Electronic, magnetic and transport properties of (Fe1-xVx)3Al alloys

Abstract

We report electronic, magnetic and transport properties of (Fe1-xVx)3Al alloys with x = 0 - 0.38 and analyse the results on the basis of the measured electronic specific-heat coefficient, the Debye temperature and the magnetic stiffness constant. As the V composition increases, the electrical resistivity increases rapidly at low temperatures and the magnetization decreases significantly in parallel with a sharp reduction in the Curie temperature.
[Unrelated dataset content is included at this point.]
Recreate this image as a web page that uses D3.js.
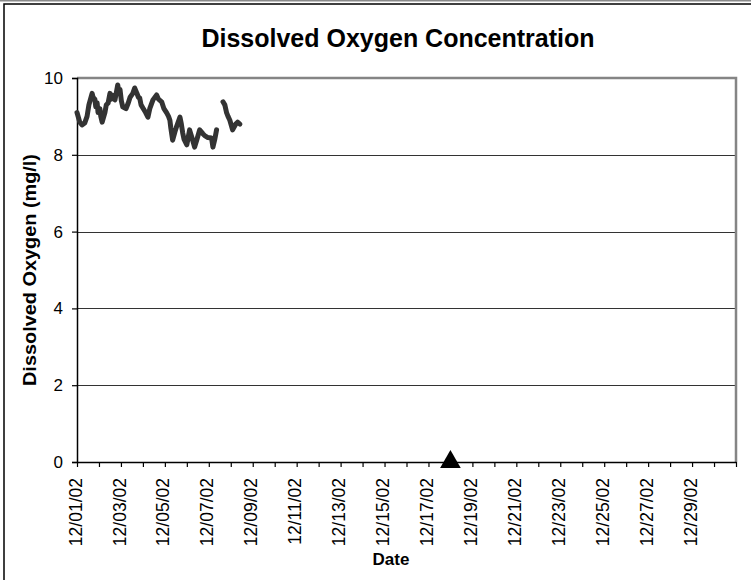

In particular, the Heusler-type Fe2VAl compound (x = 0.33) is found to be in a marginally magnetic state and to exhibit a semiconductor-like behaviour with the resistivity reaching 3000 µ cm at 2 K. Low-temperature specific heat studies demonstrate a substantial decrease in carrier concentration with the V substitution, being consistent with recent band calculations, which predict that Fe2VAl is a nonmagnetic semimetal with a sharp pseudogap at the Fermi level. A large mass enhancement deduced from the electronic specific-heat measurements suggests that Fe2VAl is a possible candidate for a 3d heavy-fermion system. The unusual electron transport is mainly attributed to the effect of strong spin fluctuations, in addition to the existence of very low carrier concentrations.